■ Goal: The line holding "from matplotlib.ticker import" is the last one to output; start at the first line of the data, keep every line in between exactly, and leave out pictures.

■ Given data:
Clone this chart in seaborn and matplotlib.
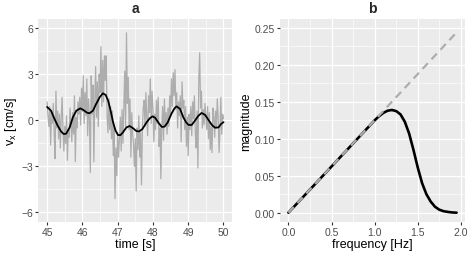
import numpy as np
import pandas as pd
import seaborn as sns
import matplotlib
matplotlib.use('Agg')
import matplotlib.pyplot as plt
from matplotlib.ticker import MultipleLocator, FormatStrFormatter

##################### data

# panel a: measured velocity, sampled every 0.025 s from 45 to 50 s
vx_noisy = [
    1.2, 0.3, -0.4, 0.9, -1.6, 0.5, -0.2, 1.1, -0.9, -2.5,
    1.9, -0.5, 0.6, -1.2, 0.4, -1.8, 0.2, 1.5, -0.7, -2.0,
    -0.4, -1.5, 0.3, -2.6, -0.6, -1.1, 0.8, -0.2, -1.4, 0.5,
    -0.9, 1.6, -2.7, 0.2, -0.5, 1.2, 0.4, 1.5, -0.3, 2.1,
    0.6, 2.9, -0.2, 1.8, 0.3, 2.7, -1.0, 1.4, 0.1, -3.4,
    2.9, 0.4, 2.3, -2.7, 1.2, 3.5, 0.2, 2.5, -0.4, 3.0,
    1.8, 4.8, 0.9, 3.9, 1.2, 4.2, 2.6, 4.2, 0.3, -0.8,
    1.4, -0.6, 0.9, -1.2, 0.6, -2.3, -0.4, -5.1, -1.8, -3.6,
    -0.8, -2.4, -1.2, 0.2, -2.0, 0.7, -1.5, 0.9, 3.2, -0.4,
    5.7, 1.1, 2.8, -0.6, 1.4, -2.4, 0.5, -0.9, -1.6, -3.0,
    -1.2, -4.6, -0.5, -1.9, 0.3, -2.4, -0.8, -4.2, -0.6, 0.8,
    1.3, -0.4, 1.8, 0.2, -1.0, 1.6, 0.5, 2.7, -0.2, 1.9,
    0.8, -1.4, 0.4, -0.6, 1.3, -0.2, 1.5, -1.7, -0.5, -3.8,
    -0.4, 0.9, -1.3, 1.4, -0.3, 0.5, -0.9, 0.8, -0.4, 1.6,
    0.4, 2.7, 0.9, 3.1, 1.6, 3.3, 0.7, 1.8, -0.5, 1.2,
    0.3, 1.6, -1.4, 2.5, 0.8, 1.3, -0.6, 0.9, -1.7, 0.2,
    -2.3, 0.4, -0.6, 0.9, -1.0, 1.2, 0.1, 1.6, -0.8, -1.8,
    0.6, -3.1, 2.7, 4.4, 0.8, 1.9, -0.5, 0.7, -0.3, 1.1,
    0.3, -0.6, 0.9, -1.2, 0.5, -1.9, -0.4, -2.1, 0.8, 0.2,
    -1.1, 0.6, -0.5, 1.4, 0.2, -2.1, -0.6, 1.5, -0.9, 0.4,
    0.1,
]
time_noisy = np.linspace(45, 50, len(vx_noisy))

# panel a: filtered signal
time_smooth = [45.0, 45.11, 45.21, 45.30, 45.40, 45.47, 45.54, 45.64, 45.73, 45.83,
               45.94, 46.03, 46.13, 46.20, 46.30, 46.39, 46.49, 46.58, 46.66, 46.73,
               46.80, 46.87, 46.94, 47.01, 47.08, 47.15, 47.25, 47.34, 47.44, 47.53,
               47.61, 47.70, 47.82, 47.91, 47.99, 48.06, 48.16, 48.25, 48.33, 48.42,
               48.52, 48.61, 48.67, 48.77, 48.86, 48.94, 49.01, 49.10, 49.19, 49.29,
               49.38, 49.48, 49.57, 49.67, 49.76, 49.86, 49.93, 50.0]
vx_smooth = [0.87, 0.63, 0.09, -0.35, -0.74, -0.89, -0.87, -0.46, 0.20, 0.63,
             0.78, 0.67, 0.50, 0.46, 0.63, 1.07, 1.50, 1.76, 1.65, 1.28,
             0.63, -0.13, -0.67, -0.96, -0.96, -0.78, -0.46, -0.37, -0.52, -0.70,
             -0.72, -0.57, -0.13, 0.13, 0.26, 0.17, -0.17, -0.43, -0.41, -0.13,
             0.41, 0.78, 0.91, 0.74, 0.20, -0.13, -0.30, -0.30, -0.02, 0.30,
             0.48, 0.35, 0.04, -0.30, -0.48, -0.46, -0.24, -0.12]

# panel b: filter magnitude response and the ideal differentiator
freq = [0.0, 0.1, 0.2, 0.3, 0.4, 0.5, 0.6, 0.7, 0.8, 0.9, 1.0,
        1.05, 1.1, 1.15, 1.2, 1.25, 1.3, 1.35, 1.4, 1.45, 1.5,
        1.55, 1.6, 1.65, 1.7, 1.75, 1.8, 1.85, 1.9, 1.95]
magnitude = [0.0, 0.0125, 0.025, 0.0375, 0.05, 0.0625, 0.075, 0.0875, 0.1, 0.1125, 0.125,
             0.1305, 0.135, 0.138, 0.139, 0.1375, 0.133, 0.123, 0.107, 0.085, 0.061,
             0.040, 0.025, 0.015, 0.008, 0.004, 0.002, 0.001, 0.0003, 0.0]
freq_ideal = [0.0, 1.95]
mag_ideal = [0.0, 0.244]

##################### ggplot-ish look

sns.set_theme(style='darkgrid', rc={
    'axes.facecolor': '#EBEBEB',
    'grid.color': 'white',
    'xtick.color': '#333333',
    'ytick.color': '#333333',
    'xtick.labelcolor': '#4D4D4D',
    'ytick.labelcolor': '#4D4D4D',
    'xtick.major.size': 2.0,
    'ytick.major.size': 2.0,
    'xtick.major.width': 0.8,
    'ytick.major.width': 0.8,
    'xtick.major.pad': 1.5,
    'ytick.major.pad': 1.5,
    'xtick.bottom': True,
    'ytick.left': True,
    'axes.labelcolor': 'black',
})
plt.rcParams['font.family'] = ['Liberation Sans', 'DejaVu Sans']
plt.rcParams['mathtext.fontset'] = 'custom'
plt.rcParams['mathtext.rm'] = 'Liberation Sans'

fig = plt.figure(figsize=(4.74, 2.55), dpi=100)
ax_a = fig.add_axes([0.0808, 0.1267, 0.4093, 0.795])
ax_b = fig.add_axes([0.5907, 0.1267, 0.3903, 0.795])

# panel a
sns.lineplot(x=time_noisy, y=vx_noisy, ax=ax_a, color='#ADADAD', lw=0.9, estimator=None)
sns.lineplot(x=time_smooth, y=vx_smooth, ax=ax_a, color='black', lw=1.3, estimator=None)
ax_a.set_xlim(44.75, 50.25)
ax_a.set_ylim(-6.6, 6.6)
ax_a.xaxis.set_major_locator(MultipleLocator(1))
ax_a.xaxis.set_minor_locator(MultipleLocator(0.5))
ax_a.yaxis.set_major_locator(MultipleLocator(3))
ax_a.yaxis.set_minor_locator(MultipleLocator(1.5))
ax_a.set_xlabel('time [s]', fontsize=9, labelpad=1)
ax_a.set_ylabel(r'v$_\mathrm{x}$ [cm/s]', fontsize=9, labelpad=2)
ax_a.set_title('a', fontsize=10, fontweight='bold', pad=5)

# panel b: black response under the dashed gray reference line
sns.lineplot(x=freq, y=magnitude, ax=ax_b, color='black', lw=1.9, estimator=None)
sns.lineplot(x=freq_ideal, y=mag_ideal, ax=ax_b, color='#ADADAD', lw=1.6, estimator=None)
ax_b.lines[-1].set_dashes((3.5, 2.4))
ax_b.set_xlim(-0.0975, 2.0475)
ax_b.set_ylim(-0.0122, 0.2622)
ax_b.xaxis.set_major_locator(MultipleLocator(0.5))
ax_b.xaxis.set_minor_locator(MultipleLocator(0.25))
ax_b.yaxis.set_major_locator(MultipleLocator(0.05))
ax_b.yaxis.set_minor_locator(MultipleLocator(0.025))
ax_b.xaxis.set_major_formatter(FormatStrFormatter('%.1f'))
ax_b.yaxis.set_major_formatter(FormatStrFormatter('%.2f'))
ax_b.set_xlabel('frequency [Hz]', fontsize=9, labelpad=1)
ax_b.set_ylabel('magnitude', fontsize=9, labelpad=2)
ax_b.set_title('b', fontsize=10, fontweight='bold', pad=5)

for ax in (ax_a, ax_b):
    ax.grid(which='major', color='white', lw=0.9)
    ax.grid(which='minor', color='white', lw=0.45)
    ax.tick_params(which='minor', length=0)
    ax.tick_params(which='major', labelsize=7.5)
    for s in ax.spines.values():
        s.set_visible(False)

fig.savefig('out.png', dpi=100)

■ Task result:
Clone this chart in seaborn and matplotlib.
import numpy as np
import pandas as pd
import seaborn as sns
import matplotlib
matplotlib.use('Agg')
import matplotlib.pyplot as plt
from matplotlib.ticker import MultipleLocator, FormatStrFormatter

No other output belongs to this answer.